Examples of Disclosed Intangible Assets:

  • Goodwill: Arises when the purchase price exceeds the fair value of identifiable net assets acquired.
  • Patents and Trademarks: Detailed information about registered intellectual property, including their recognition and measurement bases.

Proper disclosure ensures transparency and helps stakeholders understand the value and impact of intangible assets on the company’s financial health.

Protecting and Managing Intangible Assets Post-Acquisition

Legal Protections and Agreements

To safeguard intangible assets acquired during a business acquisition, implementing robust legal protections and agreements is essential. Licensing agreements allow the business to utilise IP without transferring ownership, ensuring that the rights are clearly defined and controlled.
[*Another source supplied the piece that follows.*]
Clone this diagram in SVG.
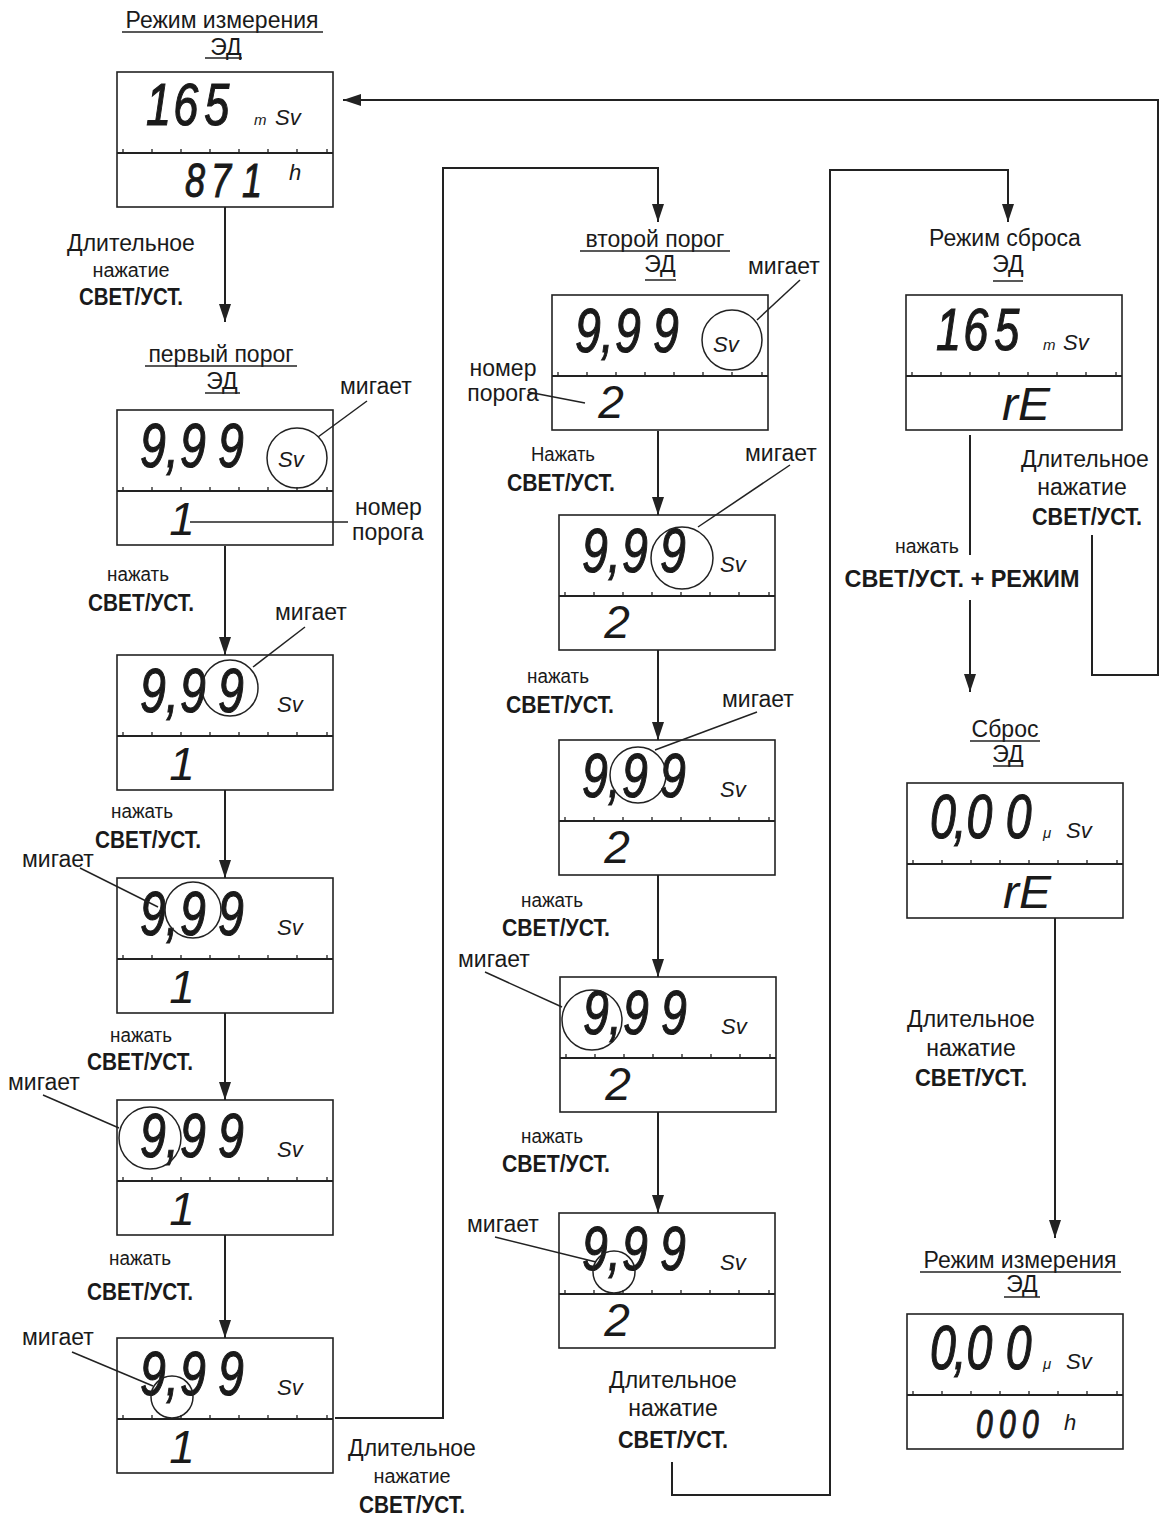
<svg xmlns="http://www.w3.org/2000/svg" xmlns:xlink="http://www.w3.org/1999/xlink" width="1161" height="1521" viewBox="0 0 1161 1521">
<style>
text{font-family:"Liberation Sans",Arial,sans-serif;fill:#1a1a1a}
.t{font-size:23px}
.m{text-anchor:middle}
.s{font-size:20px;text-anchor:middle}
.b{font-size:23px;font-weight:bold;text-anchor:middle}
.big{font-size:62px;font-style:italic;stroke:#1a1a1a;stroke-width:1.2}
.big6{font-size:60px;font-style:italic;stroke:#1a1a1a;stroke-width:1.2}
.sm{font-size:46px;font-style:italic}
.smb{font-style:italic;stroke:#1a1a1a;stroke-width:1}
.u{font-size:22px;font-style:italic}
.mu{font-size:15px;font-style:italic}
.ul{stroke:#222;stroke-width:1.5}
.frm{fill:#fff;stroke:#222;stroke-width:1.6}
.div{stroke:#222;stroke-width:2;fill:none}
.tk{stroke:#222;stroke-width:1.3}
.cir{fill:none;stroke:#222;stroke-width:1.5}
.ld{stroke:#222;stroke-width:1.5;fill:none}
.cn{stroke:#222;stroke-width:2;fill:none}
</style>
<defs>
<g id="frame">
<rect class="frm" x="0" y="0" width="216" height="135"/>
<line class="div" x1="0" y1="81" x2="216" y2="81"/>
<path class="tk" d="M6,81v-4M35,81v-4M64,81v-4M93,81v-4M122,81v-4M151,81v-4M180,81v-4M210,81v-4"/>
</g>
<marker id="ah" markerUnits="userSpaceOnUse" markerWidth="18" markerHeight="12" refX="18" refY="6" orient="auto">
<path d="M0,0L18,6L0,12z" fill="#222"/>
</marker>
</defs>
<rect width="1161" height="1521" fill="#fff"/>

<g id="connectors">
<line class="cn" x1="225" y1="207" x2="225" y2="322" marker-end="url(#ah)"/>
<line class="cn" x1="225" y1="546" x2="225" y2="655" marker-end="url(#ah)"/>
<line class="cn" x1="225" y1="790" x2="225" y2="878" marker-end="url(#ah)"/>
<line class="cn" x1="225" y1="1013" x2="225" y2="1100" marker-end="url(#ah)"/>
<line class="cn" x1="225" y1="1235" x2="225" y2="1338" marker-end="url(#ah)"/>
<polyline class="cn" points="335,1418 443,1418 443,168 658,168 658,222" marker-end="url(#ah)"/>
<line class="cn" x1="658" y1="431" x2="658" y2="515" marker-end="url(#ah)"/>
<line class="cn" x1="658" y1="650" x2="658" y2="740" marker-end="url(#ah)"/>
<line class="cn" x1="658" y1="875" x2="658" y2="977" marker-end="url(#ah)"/>
<line class="cn" x1="658" y1="1112" x2="658" y2="1213" marker-end="url(#ah)"/>
<polyline class="cn" points="672,1462 672,1495 830,1495 830,170 1008,170 1008,222" marker-end="url(#ah)"/>
<line class="cn" x1="970" y1="435" x2="970" y2="555"/>
<line class="cn" x1="970" y1="600" x2="970" y2="692" marker-end="url(#ah)"/>
<polyline class="cn" points="1092,535 1092,675 1158,675 1158,100 343,100" marker-end="url(#ah)"/>
<line class="cn" x1="1055" y1="918" x2="1055" y2="1238" marker-end="url(#ah)"/>
</g>

<g id="labels">
<text class="t m" x="131" y="251">Длительное</text>
<text class="s" x="131" y="277" textLength="77" lengthAdjust="spacingAndGlyphs">нажатие</text>
<text class="b" x="131" y="305" textLength="104" lengthAdjust="spacingAndGlyphs">СВЕТ/УСТ.</text>
<text class="s" x="138" y="581" textLength="62" lengthAdjust="spacingAndGlyphs">нажать</text>
<text class="b" x="141" y="611" textLength="106" lengthAdjust="spacingAndGlyphs">СВЕТ/УСТ.</text>
<text class="s" x="142" y="818" textLength="62" lengthAdjust="spacingAndGlyphs">нажать</text>
<text class="b" x="148" y="848" textLength="106" lengthAdjust="spacingAndGlyphs">СВЕТ/УСТ.</text>
<text class="s" x="141" y="1042" textLength="62" lengthAdjust="spacingAndGlyphs">нажать</text>
<text class="b" x="140" y="1070" textLength="106" lengthAdjust="spacingAndGlyphs">СВЕТ/УСТ.</text>
<text class="s" x="140" y="1265" textLength="62" lengthAdjust="spacingAndGlyphs">нажать</text>
<text class="b" x="140" y="1300" textLength="106" lengthAdjust="spacingAndGlyphs">СВЕТ/УСТ.</text>
<text class="t m" x="412" y="1456">Длительное</text>
<text class="s" x="412" y="1483" textLength="77" lengthAdjust="spacingAndGlyphs">нажатие</text>
<text class="b" x="412" y="1513" textLength="106" lengthAdjust="spacingAndGlyphs">СВЕТ/УСТ.</text>
<text class="s" x="563" y="461" textLength="64" lengthAdjust="spacingAndGlyphs">Нажать</text>
<text class="b" x="561" y="491" textLength="108" lengthAdjust="spacingAndGlyphs">СВЕТ/УСТ.</text>
<text class="s" x="558" y="683" textLength="62" lengthAdjust="spacingAndGlyphs">нажать</text>
<text class="b" x="560" y="713" textLength="108" lengthAdjust="spacingAndGlyphs">СВЕТ/УСТ.</text>
<text class="s" x="552" y="907" textLength="62" lengthAdjust="spacingAndGlyphs">нажать</text>
<text class="b" x="556" y="936" textLength="108" lengthAdjust="spacingAndGlyphs">СВЕТ/УСТ.</text>
<text class="s" x="552" y="1143" textLength="62" lengthAdjust="spacingAndGlyphs">нажать</text>
<text class="b" x="556" y="1172" textLength="108" lengthAdjust="spacingAndGlyphs">СВЕТ/УСТ.</text>
<text class="t m" x="673" y="1388">Длительное</text>
<text class="t m" x="673" y="1416">нажатие</text>
<text class="b" x="673" y="1448" textLength="110" lengthAdjust="spacingAndGlyphs">СВЕТ/УСТ.</text>
<text class="t m" x="1085" y="467">Длительное</text>
<text class="t m" x="1082" y="495">нажатие</text>
<text class="b" x="1087" y="525" textLength="110" lengthAdjust="spacingAndGlyphs">СВЕТ/УСТ.</text>
<text class="s" x="927" y="553" textLength="64" lengthAdjust="spacingAndGlyphs">нажать</text>
<text class="b" x="962" y="587" textLength="235" lengthAdjust="spacingAndGlyphs">СВЕТ/УСТ. + РЕЖИМ</text>
<text class="t m" x="971" y="1027">Длительное</text>
<text class="t m" x="971" y="1056">нажатие</text>
<text class="b" x="971" y="1086" textLength="112" lengthAdjust="spacingAndGlyphs">СВЕТ/УСТ.</text>
</g>

<g id="node-measure-1">
<text class="t m" x="222" y="28">Режим измерения</text>
<line class="ul" x1="122" y1="32" x2="323" y2="32"/>
<text class="t m" x="226" y="55">ЭД</text>
<line class="ul" x1="205" y1="58" x2="242" y2="58"/>
<use xlink:href="#frame" x="117" y="72"/>
<g transform="translate(146,125) scale(0.75,1)"><text class="big6" dx="0 3 8">165</text></g>
<text class="mu" x="254" y="125">m</text>
<text class="u" x="275" y="125">Sv</text>
<g transform="translate(185,197) scale(0.75,1)"><text class="smb" font-size="48" dx="0 8 14.6">871</text></g>
<text class="u" x="289" y="180">h</text>
</g>

<g id="node-threshold1-a">
<text class="t m" x="221" y="362">первый порог</text>
<line class="ul" x1="145" y1="366" x2="297" y2="366"/>
<text class="t m" x="222" y="389">ЭД</text>
<line class="ul" x1="205" y1="393" x2="240" y2="393"/>
<use xlink:href="#frame" x="117" y="410"/>
<g transform="translate(140,467) scale(0.75,1)"><text class="big" dx="0 0 1.6 16.2">9,99</text></g>
<text class="u" x="278" y="467">Sv</text>
<circle class="cir" cx="297" cy="458" r="30"/>
<line class="ld" x1="318" y1="437" x2="367" y2="401"/>
<text class="t" x="340" y="394">мигает</text>
<text class="sm m" x="182" y="535">1</text>
<line class="ld" x1="190" y1="522" x2="348" y2="522"/>
<text class="t" x="355" y="515">номер</text>
<text class="t" x="352" y="540">порога</text>
</g>

<g id="node-threshold1-b">
<use xlink:href="#frame" x="117" y="655"/>
<g transform="translate(140,712) scale(0.75,1)"><text class="big" dx="0 0 1.6 16.2">9,99</text></g>
<text class="u" x="277" y="712">Sv</text>
<circle class="cir" cx="230" cy="688" r="28"/>
<line class="ld" x1="253" y1="667" x2="305" y2="627"/>
<text class="t" x="275" y="620">мигает</text>
<text class="sm m" x="182" y="780">1</text>
</g>

<g id="node-threshold1-c">
<use xlink:href="#frame" x="117" y="878"/>
<g transform="translate(140,935) scale(0.75,1)"><text class="big" dx="0 0 1.6 16.2">9,99</text></g>
<text class="u" x="277" y="935">Sv</text>
<circle class="cir" cx="193" cy="910" r="28"/>
<line class="ld" x1="80" y1="868" x2="158" y2="907"/>
<text class="t" x="22" y="867">мигает</text>
<text class="sm m" x="182" y="1003">1</text>
</g>

<g id="node-threshold1-d">
<use xlink:href="#frame" x="117" y="1100"/>
<g transform="translate(140,1157) scale(0.75,1)"><text class="big" dx="0 0 1.6 16.2">9,99</text></g>
<text class="u" x="277" y="1157">Sv</text>
<circle class="cir" cx="150" cy="1138" r="31"/>
<line class="ld" x1="43" y1="1095" x2="119" y2="1128"/>
<text class="t" x="8" y="1090">мигает</text>
<text class="sm m" x="182" y="1225">1</text>
</g>

<g id="node-threshold1-e">
<use xlink:href="#frame" x="117" y="1338"/>
<g transform="translate(140,1395) scale(0.75,1)"><text class="big" dx="0 0 1.6 16.2">9,99</text></g>
<text class="u" x="277" y="1395">Sv</text>
<circle class="cir" cx="172" cy="1397" r="21"/>
<line class="ld" x1="72" y1="1352" x2="153" y2="1386"/>
<text class="t" x="22" y="1345">мигает</text>
<text class="sm m" x="182" y="1463">1</text>
</g>

<g id="node-threshold2-a">
<text class="t m" x="655" y="247">второй порог</text>
<line class="ul" x1="580" y1="251" x2="730" y2="251"/>
<text class="t m" x="660" y="272">ЭД</text>
<line class="ul" x1="645" y1="280" x2="676" y2="280"/>
<use xlink:href="#frame" x="552" y="295"/>
<g transform="translate(575,352) scale(0.75,1)"><text class="big" dx="0 0 1.6 16.2">9,99</text></g>
<text class="u" x="713" y="352">Sv</text>
<circle class="cir" cx="732" cy="340" r="30"/>
<line class="ld" x1="757" y1="320" x2="800" y2="280"/>
<text class="t" x="748" y="274">мигает</text>
<text class="sm m" x="611" y="418">2</text>
<line class="ld" x1="528" y1="392" x2="585" y2="403"/>
<text class="t m" x="503" y="376">номер</text>
<text class="t m" x="503" y="401">порога</text>
</g>

<g id="node-threshold2-b">
<use xlink:href="#frame" x="559" y="515"/>
<g transform="translate(582,572) scale(0.75,1)"><text class="big" dx="0 0 1.6 16.2">9,99</text></g>
<text class="u" x="720" y="572">Sv</text>
<circle class="cir" cx="682" cy="558" r="31"/>
<line class="ld" x1="698" y1="527" x2="790" y2="465"/>
<text class="t" x="745" y="461">мигает</text>
<text class="sm m" x="617" y="638">2</text>
</g>

<g id="node-threshold2-c">
<use xlink:href="#frame" x="559" y="740"/>
<g transform="translate(582,797) scale(0.75,1)"><text class="big" dx="0 0 1.6 16.2">9,99</text></g>
<text class="u" x="720" y="797">Sv</text>
<circle class="cir" cx="638" cy="775" r="28"/>
<line class="ld" x1="655" y1="750" x2="757" y2="712"/>
<text class="t" x="722" y="707">мигает</text>
<text class="sm m" x="617" y="863">2</text>
</g>

<g id="node-threshold2-d">
<use xlink:href="#frame" x="560" y="977"/>
<g transform="translate(583,1034) scale(0.75,1)"><text class="big" dx="0 0 1.6 16.2">9,99</text></g>
<text class="u" x="721" y="1034">Sv</text>
<circle class="cir" cx="592" cy="1020" r="30"/>
<line class="ld" x1="485" y1="972" x2="562" y2="1007"/>
<text class="t" x="458" y="967">мигает</text>
<text class="sm m" x="618" y="1100">2</text>
</g>

<g id="node-threshold2-e">
<use xlink:href="#frame" x="559" y="1213"/>
<g transform="translate(582,1270) scale(0.75,1)"><text class="big" dx="0 0 1.6 16.2">9,99</text></g>
<text class="u" x="720" y="1270">Sv</text>
<circle class="cir" cx="614" cy="1272" r="21"/>
<line class="ld" x1="495" y1="1237" x2="596" y2="1262"/>
<text class="t" x="467" y="1232">мигает</text>
<text class="sm m" x="617" y="1336">2</text>
</g>

<g id="node-reset-mode">
<text class="t m" x="1005" y="246">Режим сброса</text>
<text class="t m" x="1008" y="272">ЭД</text>
<line class="ul" x1="993" y1="281" x2="1023" y2="281"/>
<use xlink:href="#frame" x="906" y="295"/>
<g transform="translate(936,350) scale(0.75,1)"><text class="big6" dx="0 3 8">165</text></g>
<text class="mu" x="1043" y="350">m</text>
<text class="u" x="1063" y="350">Sv</text>
<text class="sm" x="1002" y="420" textLength="48" lengthAdjust="spacingAndGlyphs">rE</text>
</g>

<g id="node-reset">
<text class="t m" x="1005" y="737">Сброс</text>
<line class="ul" x1="970" y1="741" x2="1040" y2="741"/>
<text class="t m" x="1008" y="762">ЭД</text>
<line class="ul" x1="993" y1="766" x2="1023" y2="766"/>
<use xlink:href="#frame" x="907" y="783"/>
<g transform="translate(930,838) scale(0.75,1)"><text class="big" dx="0 -3 0 17.8">0,00</text></g>
<text class="mu" x="1043" y="838">μ</text>
<text class="u" x="1066" y="838">Sv</text>
<text class="sm" x="1003" y="908" textLength="48" lengthAdjust="spacingAndGlyphs">rE</text>
</g>

<g id="node-measure-2">
<text class="t m" x="1020" y="1268">Режим измерения</text>
<line class="ul" x1="920" y1="1272" x2="1121" y2="1272"/>
<text class="t m" x="1022" y="1292">ЭД</text>
<line class="ul" x1="1004" y1="1297" x2="1040" y2="1297"/>
<use xlink:href="#frame" x="907" y="1314"/>
<g transform="translate(930,1369) scale(0.75,1)"><text class="big" dx="0 -3 0 17.8">0,00</text></g>
<text class="mu" x="1043" y="1369">μ</text>
<text class="u" x="1066" y="1369">Sv</text>
<g transform="translate(976,1438) scale(0.75,1)"><text class="smb" font-size="40" dx="0 8.4 8.4">000</text></g>
<text class="u" x="1064" y="1430">h</text>
</g>
</svg>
Non-disclosure agreements (NDAs) protect sensitive information such as trade secrets and proprietary knowledge, preventing unauthorised disclosure or use by third parties. Additionally, employment contracts should include clauses that assign any IP created by employees to the business, further securing the company’s intangible assets. These legal mechanisms protect the assets and provide a framework for managing their use and distribution effectively.

Managing and Enhancing Intangible Assets

Effective management of intangible assets post-acquisition is crucial for maintaining and increasing their value. Goodwill, a significant intangible asset, relies heavily on the ongoing reputation and operational success of the business. To preserve goodwill, it is important to maintain strong customer relationships and uphold the company’s brand reputation through consistent quality and customer service. Intellectual property such as trademarks and patents should be actively managed by monitoring for potential infringements and ensuring timely renewals and updates. Additionally, investing in research and development can enhance existing patents and create new IP, thereby increasing the overall value of the intangible assets. By focusing on these strategies, businesses can effectively manage and enhance their intangible assets, ensuring sustained growth and competitive advantage.

Conclusion

Intangible assets, including IP and Goodwill, are pivotal in business acquisitions, significantly impacting the overall value and future prospects of the acquired entity. Proper recognition and valuation of these assets are essential for ensuring fair transactions and leveraging their economic benefits for long-term business success.

Effective accounting under standards like the AASB 138, ensures transparency and accuracy in financial reporting of intangible assets. Additionally, managing and protecting these intangible assets post-acquisition is crucial to maintaining their value and securing the competitive advantage they provide.